- _Task statement_: Each entry below should be echoed exactly, with pictures omitted.

- _Data for this exercise_:
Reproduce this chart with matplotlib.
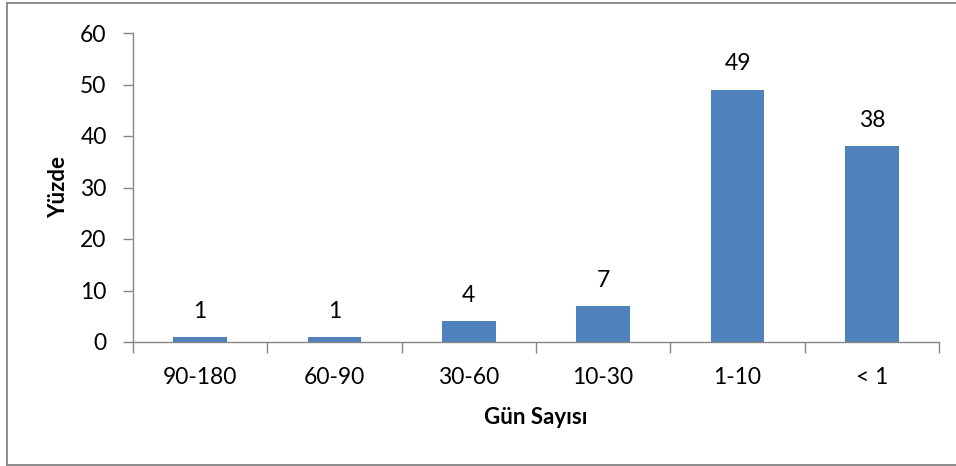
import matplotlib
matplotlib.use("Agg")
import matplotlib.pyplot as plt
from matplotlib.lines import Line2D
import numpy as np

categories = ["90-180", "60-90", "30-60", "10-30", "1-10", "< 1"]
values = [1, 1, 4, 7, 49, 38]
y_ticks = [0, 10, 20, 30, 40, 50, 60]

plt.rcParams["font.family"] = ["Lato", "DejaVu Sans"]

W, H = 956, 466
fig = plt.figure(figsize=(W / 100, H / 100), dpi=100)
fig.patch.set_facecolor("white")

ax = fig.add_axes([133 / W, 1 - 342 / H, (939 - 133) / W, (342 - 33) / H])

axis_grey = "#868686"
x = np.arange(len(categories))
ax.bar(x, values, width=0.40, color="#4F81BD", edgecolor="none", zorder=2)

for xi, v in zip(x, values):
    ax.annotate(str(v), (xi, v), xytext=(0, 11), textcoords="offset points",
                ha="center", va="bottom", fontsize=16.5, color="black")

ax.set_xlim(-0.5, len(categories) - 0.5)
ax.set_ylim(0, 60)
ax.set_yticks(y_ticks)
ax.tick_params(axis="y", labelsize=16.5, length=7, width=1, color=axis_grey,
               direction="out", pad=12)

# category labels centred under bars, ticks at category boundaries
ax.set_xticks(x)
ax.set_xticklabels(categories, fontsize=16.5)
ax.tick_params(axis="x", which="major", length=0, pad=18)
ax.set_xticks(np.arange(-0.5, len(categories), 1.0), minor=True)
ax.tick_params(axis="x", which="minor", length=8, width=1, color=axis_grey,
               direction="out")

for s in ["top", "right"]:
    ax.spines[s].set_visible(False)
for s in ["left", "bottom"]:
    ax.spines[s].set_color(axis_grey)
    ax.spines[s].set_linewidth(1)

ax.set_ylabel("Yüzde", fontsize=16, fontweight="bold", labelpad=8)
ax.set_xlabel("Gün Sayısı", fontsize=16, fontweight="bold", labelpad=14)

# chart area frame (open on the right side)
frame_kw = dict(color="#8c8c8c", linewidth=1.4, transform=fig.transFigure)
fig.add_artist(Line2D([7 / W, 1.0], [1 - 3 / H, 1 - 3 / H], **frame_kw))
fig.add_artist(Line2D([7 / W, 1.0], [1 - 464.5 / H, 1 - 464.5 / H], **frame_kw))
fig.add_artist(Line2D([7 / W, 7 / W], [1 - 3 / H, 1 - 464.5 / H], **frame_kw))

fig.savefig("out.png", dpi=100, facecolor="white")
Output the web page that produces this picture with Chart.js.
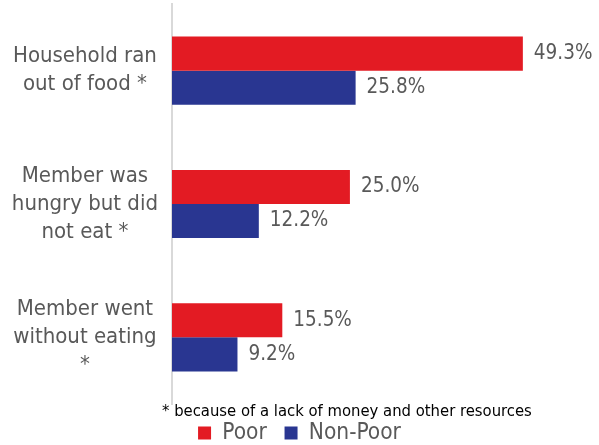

- _The response_:
Reproduce this chart with matplotlib.
import matplotlib
matplotlib.use("Agg")
import matplotlib.pyplot as plt
from matplotlib.lines import Line2D
import numpy as np

categories = ["90-180", "60-90", "30-60", "10-30", "1-10", "< 1"]
values = [1, 1, 4, 7, 49, 38]
y_ticks = [0, 10, 20, 30, 40, 50, 60]

plt.rcParams["font.family"] = ["Lato", "DejaVu Sans"]

W, H = 956, 466
fig = plt.figure(figsize=(W / 100, H / 100), dpi=100)
fig.patch.set_facecolor("white")

ax = fig.add_axes([133 / W, 1 - 342 / H, (939 - 133) / W, (342 - 33) / H])

axis_grey = "#868686"
x = np.arange(len(categories))
ax.bar(x, values, width=0.40, color="#4F81BD", edgecolor="none", zorder=2)

for xi, v in zip(x, values):
    ax.annotate(str(v), (xi, v), xytext=(0, 11), textcoords="offset points",
                ha="center", va="bottom", fontsize=16.5, color="black")

ax.set_xlim(-0.5, len(categories) - 0.5)
ax.set_ylim(0, 60)
ax.set_yticks(y_ticks)
ax.tick_params(axis="y", labelsize=16.5, length=7, width=1, color=axis_grey,
               direction="out", pad=12)

# category labels centred under bars, ticks at category boundaries
ax.set_xticks(x)
ax.set_xticklabels(categories, fontsize=16.5)
ax.tick_params(axis="x", which="major", length=0, pad=18)
ax.set_xticks(np.arange(-0.5, len(categories), 1.0), minor=True)
ax.tick_params(axis="x", which="minor", length=8, width=1, color=axis_grey,
               direction="out")

for s in ["top", "right"]:
    ax.spines[s].set_visible(False)
for s in ["left", "bottom"]:
    ax.spines[s].set_color(axis_grey)
    ax.spines[s].set_linewidth(1)

ax.set_ylabel("Yüzde", fontsize=16, fontweight="bold", labelpad=8)
ax.set_xlabel("Gün Sayısı", fontsize=16, fontweight="bold", labelpad=14)

# chart area frame (open on the right side)
frame_kw = dict(color="#8c8c8c", linewidth=1.4, transform=fig.transFigure)
fig.add_artist(Line2D([7 / W, 1.0], [1 - 3 / H, 1 - 3 / H], **frame_kw))
fig.add_artist(Line2D([7 / W, 1.0], [1 - 464.5 / H, 1 - 464.5 / H], **frame_kw))
fig.add_artist(Line2D([7 / W, 7 / W], [1 - 3 / H, 1 - 464.5 / H], **frame_kw))

fig.savefig("out.png", dpi=100, facecolor="white")
Output the web page that produces this picture with Chart.js.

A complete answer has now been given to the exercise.